Looking at the listing, state how many of its lines contain the string "matplotlib". Write only the number.

▸ **Data lines**:
---*---

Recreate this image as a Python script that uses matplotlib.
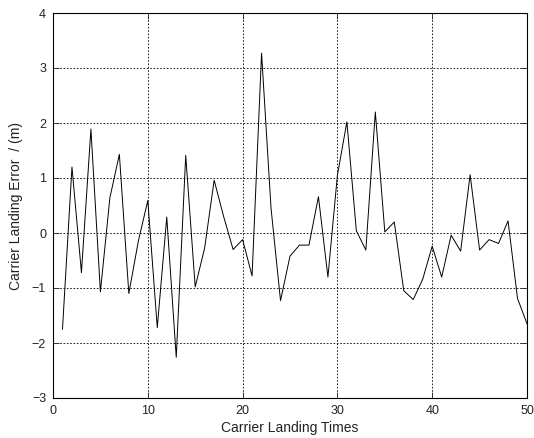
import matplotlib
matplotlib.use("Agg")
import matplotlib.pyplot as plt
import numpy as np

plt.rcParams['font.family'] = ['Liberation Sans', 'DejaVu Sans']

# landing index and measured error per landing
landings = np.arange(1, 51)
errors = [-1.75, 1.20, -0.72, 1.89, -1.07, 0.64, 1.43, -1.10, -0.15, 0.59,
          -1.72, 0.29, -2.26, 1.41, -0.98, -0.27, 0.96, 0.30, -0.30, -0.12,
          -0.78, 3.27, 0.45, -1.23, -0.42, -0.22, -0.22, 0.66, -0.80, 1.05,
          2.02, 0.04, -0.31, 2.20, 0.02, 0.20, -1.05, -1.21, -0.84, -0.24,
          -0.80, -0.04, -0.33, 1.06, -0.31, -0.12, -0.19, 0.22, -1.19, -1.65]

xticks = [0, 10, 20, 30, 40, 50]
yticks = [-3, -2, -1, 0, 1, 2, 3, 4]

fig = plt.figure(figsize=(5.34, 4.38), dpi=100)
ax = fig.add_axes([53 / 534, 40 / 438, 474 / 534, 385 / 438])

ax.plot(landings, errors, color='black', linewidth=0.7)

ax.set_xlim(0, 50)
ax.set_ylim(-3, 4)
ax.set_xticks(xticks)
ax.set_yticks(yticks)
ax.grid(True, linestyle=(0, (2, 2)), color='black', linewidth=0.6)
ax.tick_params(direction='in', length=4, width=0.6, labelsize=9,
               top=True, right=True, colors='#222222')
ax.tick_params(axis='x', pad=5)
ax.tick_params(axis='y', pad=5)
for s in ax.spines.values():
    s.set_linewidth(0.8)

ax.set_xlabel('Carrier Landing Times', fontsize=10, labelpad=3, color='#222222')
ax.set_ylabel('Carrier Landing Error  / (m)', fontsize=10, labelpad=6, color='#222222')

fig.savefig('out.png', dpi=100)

---*---

▸ **Exercise solution**: 4